Sin duda, quienes más disfrutaron de las fiestas patrias fueron los niños y quienes “rancheaban” en las garitas bebiendo. El comité encargado de hacer las fiestas se esmeró siempre y tuvo, por ello, el apoyo de muchos ciudadanos, quienes aportaban cuotas en dinero o en especie: maderas y toros. Otro tanto hacían los comerciantes de la región, encargados de las ventas y  la diversión.

 

Las fiestas patrias era una tradición que, con anticipación -desde enero-, el ayuntamiento planeaba. El de 1910 fue excepcional porque ese año se celebró el Centenario de la Independencia. De allí que, desde 1907, encargaron el festejo a  don Arnulfo Morales, padre de Andrés Henestrosa. Era, pues, de esperarse que, en el Bicentenario, en 2010, se echara la casa por la ventana. Y no fue así. A las autoridades civiles y escolares no les interesó la historia; tampoco el que dejaran sus nombres en la vergüenza. No hubo desfile porque las condiciones climáticas, óigame usted, no eran favorables.

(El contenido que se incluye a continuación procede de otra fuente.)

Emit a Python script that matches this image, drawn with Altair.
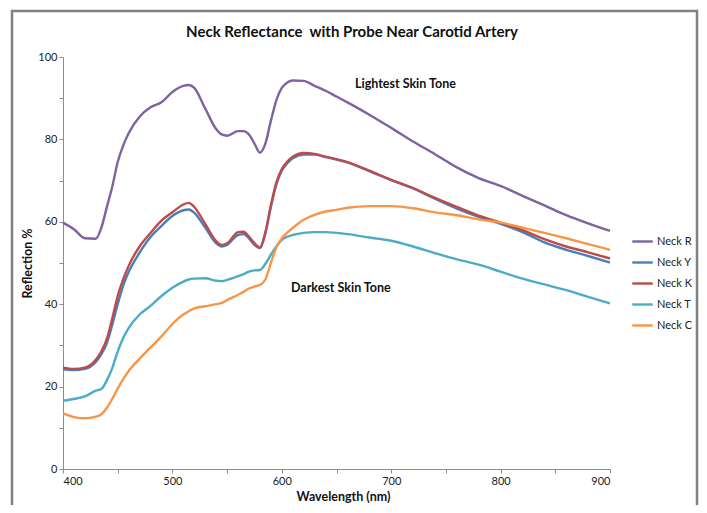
import altair as alt
import pandas as pd

wavelength = [400, 410, 420, 430, 435, 440, 445, 450, 455, 460, 470, 480, 490, 500,
              510, 515, 520, 530, 540, 545, 550, 560, 565, 570, 575, 580, 585, 590,
              595, 600, 605, 610, 620, 630, 640, 650, 660, 680, 700, 720, 740, 760,
              780, 800, 820, 840, 860, 880, 900]

neck_r = [59.8, 58.2, 56.0, 55.9, 58.5, 63.5, 68.5, 74.5, 78.5, 81.5, 85.5, 87.8, 89.0, 91.5,
          93.0, 93.2, 92.5, 87.5, 82.5, 81.2, 80.9, 82.0, 82.0, 81.2, 79.0, 76.8, 79.0, 84.5,
          89.5, 92.5, 93.8, 94.3, 94.2, 93.0, 91.8, 90.4, 89.0, 86.0, 82.8, 79.5, 76.4, 73.2,
          70.6, 68.7, 66.3, 64.0, 61.6, 59.6, 57.8]

neck_y = [24.2, 24.0, 24.3, 26.0, 27.8, 30.5, 35.0, 40.0, 44.5, 47.8, 52.5, 56.3, 59.0, 61.4,
          62.8, 63.0, 62.2, 58.6, 54.8, 54.0, 54.4, 56.8, 57.0, 56.0, 54.4, 53.6, 57.2, 63.6,
          69.0, 72.4, 74.2, 75.4, 76.3, 76.3, 75.7, 75.1, 74.4, 72.3, 70.1, 68.1, 65.6, 63.2,
          61.2, 59.5, 57.5, 55.0, 53.2, 51.7, 50.1]

neck_k = [24.6, 24.3, 24.6, 26.5, 28.5, 31.5, 36.5, 42.0, 46.0, 49.3, 54.0, 57.3, 60.3, 62.3,
          64.2, 64.6, 63.6, 59.5, 55.3, 54.4, 54.8, 57.5, 57.6, 56.4, 54.8, 53.8, 57.5, 64.0,
          69.5, 72.8, 74.6, 75.8, 76.7, 76.5, 75.8, 75.2, 74.5, 72.4, 70.2, 68.2, 65.8, 63.6,
          61.5, 59.8, 58.0, 55.8, 54.0, 52.6, 51.1]

neck_t = [16.6, 17.0, 17.6, 19.0, 19.4, 21.5, 24.5, 28.5, 31.8, 34.2, 37.5, 39.6, 42.0, 44.0,
          45.5, 46.0, 46.2, 46.3, 45.7, 45.6, 45.9, 46.8, 47.3, 47.9, 48.2, 48.3, 49.8, 52.0,
          54.0, 55.6, 56.4, 56.8, 57.3, 57.5, 57.5, 57.3, 57.0, 56.2, 55.4, 54.0, 52.4, 50.9,
          49.6, 47.9, 46.2, 44.8, 43.4, 41.8, 40.2]

neck_c = [13.5, 12.6, 12.3, 12.7, 13.3, 14.8, 17.0, 19.5, 21.8, 23.8, 26.8, 29.5, 32.2, 35.2,
          37.5, 38.3, 39.0, 39.5, 40.0, 40.3, 41.0, 42.3, 43.0, 43.8, 44.3, 44.7, 46.0, 50.0,
          53.8, 56.0, 57.4, 58.5, 60.5, 61.7, 62.5, 62.9, 63.4, 63.8, 63.8, 63.3, 62.3, 61.6,
          60.6, 59.8, 58.6, 57.3, 56.0, 54.6, 53.2]

series_names = ["Neck R", "Neck Y", "Neck K", "Neck T", "Neck C"]
series_colors = ["#7E62A1", "#4A7EBB", "#BE4B48", "#4BACC6", "#F79646"]

chart_title = ["Neck Reflectance \u00a0with Probe Near Carotid Artery"]
annot_text = ["Lightest Skin Tone", "Darkest Skin Tone"]
annot_x = [713, 654]
annot_y = [93.5, 44.0]

rows = []
for name, vals in zip(series_names, [neck_r, neck_y, neck_k, neck_t, neck_c]):
    for w, v in zip(wavelength, vals):
        rows.append({"Wavelength": w, "Reflection": v, "Series": name})
df = pd.DataFrame(rows)

FONT = "Lato"
AXIS_GRAY = "#8C8C8C"

x_enc = alt.X("Wavelength:Q",
              scale=alt.Scale(domain=[400, 900], nice=False),
              axis=alt.Axis(values=list(range(400, 901, 50)),
                            labelExpr="datum.value % 100 == 0 ? datum.label : ''",
                            title="Wavelength (nm)", grid=False, titleX=280, titleY=21))
y_enc = alt.Y("Reflection:Q",
              scale=alt.Scale(domain=[0, 100], nice=False),
              axis=alt.Axis(values=list(range(0, 101, 10)),
                            labelExpr="datum.value % 20 == 0 ? datum.label : ''",
                            title="Reflection %", grid=False, titlePadding=3))

lines = alt.Chart(df).mark_line(strokeWidth=2.4, interpolate="monotone").encode(
    x=x_enc,
    y=y_enc,
    color=alt.Color("Series:N",
                    scale=alt.Scale(domain=series_names, range=series_colors),
                    legend=alt.Legend(title=None, orient="none", legendX=568, legendY=173,
                                      symbolType="stroke", symbolSize=420,
                                      symbolStrokeWidth=2.4, rowPadding=4,
                                      labelFontSize=11, labelFont=FONT,
                                      labelColor="#222222", labelOffset=3)),
    detail="Series:N",
)

annot_df = pd.DataFrame({"text": annot_text, "x": annot_x, "y": annot_y})
annots = alt.Chart(annot_df).mark_text(font=FONT, fontWeight="bold", fontSize=12.5,
                                       color="#111111", align="center").encode(
    x="x:Q", y="y:Q", text="text:N")

title_mark = alt.Chart(pd.DataFrame({"t": chart_title})).mark_text(
    font=FONT, fontWeight="bold", fontSize=15, color="#111111",
    align="center", baseline="alphabetic").encode(
    x=alt.value(289), y=alt.value(-20), text="t:N")

frame = alt.Chart(pd.DataFrame({"a": [0]})).mark_rect(
    fillOpacity=0, stroke="#808080", strokeWidth=2.5).encode(
    x=alt.value(-51), x2=alt.value(634), y=alt.value(-46), y2=alt.value(480))

chart = alt.layer(frame, lines, annots, title_mark).properties(
    width=547, height=412,
    autosize=alt.AutoSizeParams(type="none"),
    padding={"left": 55, "top": 49, "right": 89, "bottom": 36},
).configure_view(stroke=None).configure_axis(
    domainColor=AXIS_GRAY, tickColor=AXIS_GRAY, tickSize=4,
    labelFont=FONT, labelFontSize=11, labelColor="#222222",
    titleFont=FONT, titleFontSize=12.5, titleFontWeight="bold", titleColor="#111111",
)

chart.save("out.html", embed_options={"renderer": "svg", "actions": False})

Bueno, eso se oyó decir, la verdad, quién sabe.

 

Por cierto, el 10 de septiembre de 2010 visitó Ixhuatán el tercer presidente de la República en hacerlo. Felipe Calderón, contraviniendo su propia seguridad, bajó de su vehículo blindado tan solo para conocer –así fuese por fuera porque estaba cerrada- la biblioteca Martina Henestrosa, ubicada en el solar paterno de Andrés Henestrosa. No hizo solo eso, sino que, la mañana del 16 de septiembre, en el Bicentenario de nuestra Independencia, en el homenaje que se les rindió a los héroes en el Ángel de la Ciudad de México, en una parte del discurso oficial, Felipe Calderón dijo: “Andrés Henestrosa así lo describe: ‘En encrucijadas nos puso la historia. De algunas pareció que no saldríamos y salimos. Guerras intestinas, guerras nacionales, guerras contra el invasor, esa ha sido nuestra historia. A las desventuras estamos hechos; afrontarlas es nuestra grandeza, no rehuirlas, nuestra gloria. Como nación tenemos la fuerza, tenemos el carácter y la firme determinación que son necesarios y, a la vez, suficientes para superar estos desafíos’”.

 

A la alegría por  tantas fiestas patrias vividas en Ixhuatán añadí este otro allá en el DF, donde fui a festejar las fiestas del Bicentenario. Una enorme distinción para el célebre escritor ixhuateco, logro  que pasara desapercibido por casi todo el pueblo. He dicho.